- _Given exercise_: Your job is to retype all of the data word for word, leaving every image out.

- - - - -

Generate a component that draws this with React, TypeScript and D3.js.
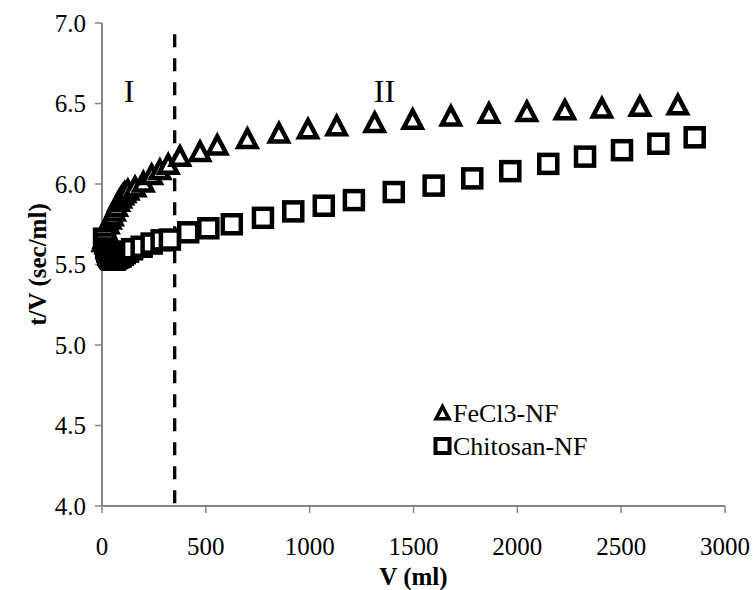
import * as d3 from "d3";
import { useEffect, useRef } from "react";

// FeCl3-NF series (V in ml, t/V in sec/ml)
const fecl3V = [5, 10, 15, 20, 30, 40, 50, 60, 70, 80, 90, 100, 110, 125, 159, 199, 239, 279, 319, 375, 472, 555, 700, 852, 992, 1130, 1313, 1496, 1680, 1863, 2046, 2229, 2407, 2590, 2773];
const fecl3T = [5.64, 5.66, 5.69, 5.71, 5.75, 5.78, 5.8, 5.83, 5.86, 5.89, 5.91, 5.93, 5.945, 5.96, 5.98, 6.01, 6.056, 6.087, 6.12, 6.17, 6.2, 6.24, 6.28, 6.315, 6.34, 6.36, 6.38, 6.4, 6.42, 6.437, 6.448, 6.458, 6.47, 6.48, 6.49];

// Chitosan-NF series
const chitosanV = [10, 15, 20, 25, 30, 35, 40, 45, 50, 55, 60, 65, 70, 80, 90, 100, 110, 125, 145, 191, 239, 287, 327, 415, 512, 625, 775, 921, 1068, 1213, 1405, 1597, 1783, 1966, 2149, 2326, 2504, 2679, 2854];
const chitosanT = [5.66, 5.63, 5.6, 5.58, 5.56, 5.55, 5.54, 5.535, 5.53, 5.53, 5.53, 5.535, 5.54, 5.545, 5.55, 5.56, 5.57, 5.58, 5.595, 5.61, 5.63, 5.65, 5.655, 5.7, 5.725, 5.75, 5.79, 5.83, 5.865, 5.9, 5.95, 5.99, 6.035, 6.08, 6.125, 6.17, 6.21, 6.25, 6.29];

const xTicks = [0, 500, 1000, 1500, 2000, 2500, 3000];
const yTicks = [4.0, 4.5, 5.0, 5.5, 6.0, 6.5, 7.0];

// boundary between region I and II
const boundaryV = 350;
const boundaryTop = 6.93;

const regions = [
  { label: "I", v: 130, t: 6.51 },
  { label: "II", v: 1360, t: 6.51 },
];

const seriesNames = ["FeCl3-NF", "Chitosan-NF"];

export default function App() {
  const ref = useRef(null);

  useEffect(() => {
    const height = 590;
    const margin = { top: 23, right: 30, bottom: 84, left: 102 };

    const svg = d3.select(ref.current);
    svg.selectAll("*").remove();

    const x = d3.scaleLinear().domain([0, 3000]).range([margin.left, 725]);
    const y = d3.scaleLinear().domain([4, 7]).range([height - margin.bottom, margin.top]);

    const font = "Liberation Serif, DejaVu Serif, serif";
    const axisColor = "#868686";

    // axes
    svg
      .append("line")
      .attr("x1", x(0))
      .attr("x2", x(3000))
      .attr("y1", y(4))
      .attr("y2", y(4))
      .attr("stroke", axisColor)
      .attr("stroke-width", 2);
    svg
      .append("line")
      .attr("x1", x(0))
      .attr("x2", x(0))
      .attr("y1", y(4))
      .attr("y2", y(7))
      .attr("stroke", axisColor)
      .attr("stroke-width", 2);

    svg
      .selectAll("line.xtick")
      .data(xTicks)
      .enter()
      .append("line")
      .attr("class", "xtick")
      .attr("x1", (d) => x(d))
      .attr("x2", (d) => x(d))
      .attr("y1", y(4))
      .attr("y2", y(4) + 7)
      .attr("stroke", axisColor)
      .attr("stroke-width", 1.5);

    svg
      .selectAll("text.xlabel")
      .data(xTicks)
      .enter()
      .append("text")
      .attr("class", "xlabel")
      .attr("x", (d) => x(d))
      .attr("y", y(4) + 49)
      .attr("text-anchor", "middle")
      .style("font-family", font)
      .style("font-size", "25px")
      .text((d) => d);

    svg
      .selectAll("line.ytick")
      .data(yTicks)
      .enter()
      .append("line")
      .attr("class", "ytick")
      .attr("x1", x(0) - 7)
      .attr("x2", x(0))
      .attr("y1", (d) => y(d))
      .attr("y2", (d) => y(d))
      .attr("stroke", axisColor)
      .attr("stroke-width", 1.5);

    svg
      .selectAll("text.ylabel")
      .data(yTicks)
      .enter()
      .append("text")
      .attr("class", "ylabel")
      .attr("x", x(0) - 16)
      .attr("y", (d) => y(d))
      .attr("dy", "0.34em")
      .attr("text-anchor", "end")
      .style("font-family", font)
      .style("font-size", "25px")
      .text((d) => d.toFixed(1));

    // axis titles
    svg
      .append("text")
      .attr("x", (x(0) + x(3000)) / 2)
      .attr("y", 585)
      .attr("text-anchor", "middle")
      .style("font-family", font)
      .style("font-weight", "bold")
      .style("font-size", "25px")
      .text("V (ml)");

    svg
      .append("text")
      .attr("transform", `translate(46,${(y(4) + y(7)) / 2}) rotate(-90)`)
      .attr("text-anchor", "middle")
      .style("font-family", font)
      .style("font-weight", "bold")
      .style("font-size", "25px")
      .text("t/V (sec/ml)");

    // dashed boundary
    svg
      .append("line")
      .attr("x1", x(boundaryV))
      .attr("x2", x(boundaryV))
      .attr("y1", y(boundaryTop))
      .attr("y2", y(4))
      .attr("stroke", "#000")
      .attr("stroke-width", 3.3)
      .attr("stroke-dasharray", "13,11");

    svg
      .selectAll("text.region")
      .data(regions)
      .enter()
      .append("text")
      .attr("class", "region")
      .attr("x", (d) => x(d.v))
      .attr("y", (d) => y(d.t))
      .attr("text-anchor", "middle")
      .style("font-family", font)
      .style("font-size", "32px")
      .text((d) => d.label);

    const tri = (s) => `M0,${-s}L${s},${s * 0.9}L${-s},${s * 0.9}Z`;

    const fecl3 = fecl3V.map((v, i) => ({ v, t: fecl3T[i] }));
    const chitosan = chitosanV.map((v, i) => ({ v, t: chitosanT[i] }));

    svg
      .selectAll("path.fecl3")
      .data(fecl3)
      .enter()
      .append("path")
      .attr("class", "fecl3")
      .attr("d", tri(9))
      .attr("transform", (d) => `translate(${x(d.v)},${y(d.t)})`)
      .attr("fill", "#fff")
      .attr("stroke", "#000")
      .attr("stroke-width", 4.5);

    svg
      .selectAll("rect.chitosan")
      .data(chitosan)
      .enter()
      .append("rect")
      .attr("class", "chitosan")
      .attr("x", (d) => x(d.v) - 9)
      .attr("y", (d) => y(d.t) - 9)
      .attr("width", 18)
      .attr("height", 18)
      .attr("fill", "#fff")
      .attr("stroke", "#000")
      .attr("stroke-width", 4.5);

    // legend
    const lg = svg.append("g").attr("transform", "translate(442.5,413)");
    lg.append("path")
      .attr("d", tri(6.5))
      .attr("fill", "#fff")
      .attr("stroke", "#000")
      .attr("stroke-width", 3.5);
    lg.append("rect")
      .attr("x", -7)
      .attr("y", 33 - 7)
      .attr("width", 14)
      .attr("height", 14)
      .attr("fill", "#fff")
      .attr("stroke", "#000")
      .attr("stroke-width", 4);
    lg.selectAll("text")
      .data(seriesNames)
      .enter()
      .append("text")
      .attr("x", 10.5)
      .attr("y", (d, i) => i * 33 + 8.5)
      .style("font-family", font)
      .style("font-size", "26px")
      .text((d) => d);
  }, []);

  return (
    <svg
      ref={ref}
      width={755}
      height={590}
      style={{ position: "absolute", left: 0, top: 0, background: "#fff" }}
    />
  );
}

- - - - -

- _Task response_:
Generate a component that draws this with React, TypeScript and D3.js.
import * as d3 from "d3";
import { useEffect, useRef } from "react";

// FeCl3-NF series (V in ml, t/V in sec/ml)
const fecl3V = [5, 10, 15, 20, 30, 40, 50, 60, 70, 80, 90, 100, 110, 125, 159, 199, 239, 279, 319, 375, 472, 555, 700, 852, 992, 1130, 1313, 1496, 1680, 1863, 2046, 2229, 2407, 2590, 2773];
const fecl3T = [5.64, 5.66, 5.69, 5.71, 5.75, 5.78, 5.8, 5.83, 5.86, 5.89, 5.91, 5.93, 5.945, 5.96, 5.98, 6.01, 6.056, 6.087, 6.12, 6.17, 6.2, 6.24, 6.28, 6.315, 6.34, 6.36, 6.38, 6.4, 6.42, 6.437, 6.448, 6.458, 6.47, 6.48, 6.49];

// Chitosan-NF series
const chitosanV = [10, 15, 20, 25, 30, 35, 40, 45, 50, 55, 60, 65, 70, 80, 90, 100, 110, 125, 145, 191, 239, 287, 327, 415, 512, 625, 775, 921, 1068, 1213, 1405, 1597, 1783, 1966, 2149, 2326, 2504, 2679, 2854];
const chitosanT = [5.66, 5.63, 5.6, 5.58, 5.56, 5.55, 5.54, 5.535, 5.53, 5.53, 5.53, 5.535, 5.54, 5.545, 5.55, 5.56, 5.57, 5.58, 5.595, 5.61, 5.63, 5.65, 5.655, 5.7, 5.725, 5.75, 5.79, 5.83, 5.865, 5.9, 5.95, 5.99, 6.035, 6.08, 6.125, 6.17, 6.21, 6.25, 6.29];

const xTicks = [0, 500, 1000, 1500, 2000, 2500, 3000];
const yTicks = [4.0, 4.5, 5.0, 5.5, 6.0, 6.5, 7.0];

// boundary between region I and II
const boundaryV = 350;
const boundaryTop = 6.93;

const regions = [
  { label: "I", v: 130, t: 6.51 },
  { label: "II", v: 1360, t: 6.51 },
];

const seriesNames = ["FeCl3-NF", "Chitosan-NF"];

export default function App() {
  const ref = useRef(null);

  useEffect(() => {
    const height = 590;
    const margin = { top: 23, right: 30, bottom: 84, left: 102 };

    const svg = d3.select(ref.current);
    svg.selectAll("*").remove();

    const x = d3.scaleLinear().domain([0, 3000]).range([margin.left, 725]);
    const y = d3.scaleLinear().domain([4, 7]).range([height - margin.bottom, margin.top]);

    const font = "Liberation Serif, DejaVu Serif, serif";
    const axisColor = "#868686";

    // axes
    svg
      .append("line")
      .attr("x1", x(0))
      .attr("x2", x(3000))
      .attr("y1", y(4))
      .attr("y2", y(4))
      .attr("stroke", axisColor)
      .attr("stroke-width", 2);
    svg
      .append("line")
      .attr("x1", x(0))
      .attr("x2", x(0))
      .attr("y1", y(4))
      .attr("y2", y(7))
      .attr("stroke", axisColor)
      .attr("stroke-width", 2);

    svg
      .selectAll("line.xtick")
      .data(xTicks)
      .enter()
      .append("line")
      .attr("class", "xtick")
      .attr("x1", (d) => x(d))
      .attr("x2", (d) => x(d))
      .attr("y1", y(4))
      .attr("y2", y(4) + 7)
      .attr("stroke", axisColor)
      .attr("stroke-width", 1.5);

    svg
      .selectAll("text.xlabel")
      .data(xTicks)
      .enter()
      .append("text")
      .attr("class", "xlabel")
      .attr("x", (d) => x(d))
      .attr("y", y(4) + 49)
      .attr("text-anchor", "middle")
      .style("font-family", font)
      .style("font-size", "25px")
      .text((d) => d);

    svg
      .selectAll("line.ytick")
      .data(yTicks)
      .enter()
      .append("line")
      .attr("class", "ytick")
      .attr("x1", x(0) - 7)
      .attr("x2", x(0))
      .attr("y1", (d) => y(d))
      .attr("y2", (d) => y(d))
      .attr("stroke", axisColor)
      .attr("stroke-width", 1.5);

    svg
      .selectAll("text.ylabel")
      .data(yTicks)
      .enter()
      .append("text")
      .attr("class", "ylabel")
      .attr("x", x(0) - 16)
      .attr("y", (d) => y(d))
      .attr("dy", "0.34em")
      .attr("text-anchor", "end")
      .style("font-family", font)
      .style("font-size", "25px")
      .text((d) => d.toFixed(1));

    // axis titles
    svg
      .append("text")
      .attr("x", (x(0) + x(3000)) / 2)
      .attr("y", 585)
      .attr("text-anchor", "middle")
      .style("font-family", font)
      .style("font-weight", "bold")
      .style("font-size", "25px")
      .text("V (ml)");

    svg
      .append("text")
      .attr("transform", `translate(46,${(y(4) + y(7)) / 2}) rotate(-90)`)
      .attr("text-anchor", "middle")
      .style("font-family", font)
      .style("font-weight", "bold")
      .style("font-size", "25px")
      .text("t/V (sec/ml)");

    // dashed boundary
    svg
      .append("line")
      .attr("x1", x(boundaryV))
      .attr("x2", x(boundaryV))
      .attr("y1", y(boundaryTop))
      .attr("y2", y(4))
      .attr("stroke", "#000")
      .attr("stroke-width", 3.3)
      .attr("stroke-dasharray", "13,11");

    svg
      .selectAll("text.region")
      .data(regions)
      .enter()
      .append("text")
      .attr("class", "region")
      .attr("x", (d) => x(d.v))
      .attr("y", (d) => y(d.t))
      .attr("text-anchor", "middle")
      .style("font-family", font)
      .style("font-size", "32px")
      .text((d) => d.label);

    const tri = (s) => `M0,${-s}L${s},${s * 0.9}L${-s},${s * 0.9}Z`;

    const fecl3 = fecl3V.map((v, i) => ({ v, t: fecl3T[i] }));
    const chitosan = chitosanV.map((v, i) => ({ v, t: chitosanT[i] }));

    svg
      .selectAll("path.fecl3")
      .data(fecl3)
      .enter()
      .append("path")
      .attr("class", "fecl3")
      .attr("d", tri(9))
      .attr("transform", (d) => `translate(${x(d.v)},${y(d.t)})`)
      .attr("fill", "#fff")
      .attr("stroke", "#000")
      .attr("stroke-width", 4.5);

    svg
      .selectAll("rect.chitosan")
      .data(chitosan)
      .enter()
      .append("rect")
      .attr("class", "chitosan")
      .attr("x", (d) => x(d.v) - 9)
      .attr("y", (d) => y(d.t) - 9)
      .attr("width", 18)
      .attr("height", 18)
      .attr("fill", "#fff")
      .attr("stroke", "#000")
      .attr("stroke-width", 4.5);

    // legend
    const lg = svg.append("g").attr("transform", "translate(442.5,413)");
    lg.append("path")
      .attr("d", tri(6.5))
      .attr("fill", "#fff")
      .attr("stroke", "#000")
      .attr("stroke-width", 3.5);
    lg.append("rect")
      .attr("x", -7)
      .attr("y", 33 - 7)
      .attr("width", 14)
      .attr("height", 14)
      .attr("fill", "#fff")
      .attr("stroke", "#000")
      .attr("stroke-width", 4);
    lg.selectAll("text")
      .data(seriesNames)
      .enter()
      .append("text")
      .attr("x", 10.5)
      .attr("y", (d, i) => i * 33 + 8.5)
      .style("font-family", font)
      .style("font-size", "26px")
      .text((d) => d);
  }, []);

  return (
    <svg
      ref={ref}
      width={755}
      height={590}
      style={{ position: "absolute", left: 0, top: 0, background: "#fff" }}
    />
  );
}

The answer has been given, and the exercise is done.